I also want to mention that you are blaming yourself for not having been sensitive to her, and for having made the wrong assumption about how much time she wanted to spend with you. It is not your job to read someone else's mind. All you can do is ask what the other person needs, which you did. If the other person is unable or unwilling to say, then that is his or her problem.
So, I don't want you to even think about going down that crazy road of trying to read her mind. You will always fail to read her mind correctly, and most importantly, you won't be helping her to grow up and verbalize her own thoughts and feelings.
So, here's your plan. Get her to recognize her unwillingness to verbalize her needs. Help her to see that before you can even consider a relationship, she must be willing to resolve this pattern with you. Then, once you are confident that she can take responsibility for verbalizing her needs, then you can talk about how much closeness and space she wants.

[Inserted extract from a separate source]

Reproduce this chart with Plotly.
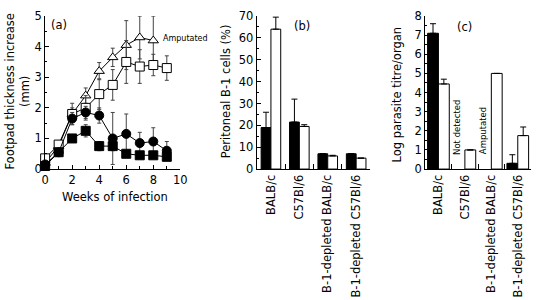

If you decide to go forward, she must be willing to tell you about her space needs on a daily basis. You must realize that you are dealing with a very damaged person. She has numerous issues and none of them will be quick or easy to fix.
So, if you decide to trudge ahead, be prepared for a bumpy road. You also need to know that unless or until she resolves her intimacy fears, you will be facing regular pull-backs and break-up threats. All of this means that you will be vulnerable to being hurt again and again.
This point leads me to wonder whether you would be wiser to hold off on the love affair until she resolves her ambivalent feelings. The other choice is to hold back on the affair until she is at least able to talk about her ambivalent feelings (mention whenever she's afraid to be close) and not act on them (by breaking up, etc. ).
Ideally, she should be working on these issues in therapy. You might point out to her that her mixed feelings, and fear of involvement won't lessen over time. She will need to actively work on resolving these issues for them to diminish. Good luck.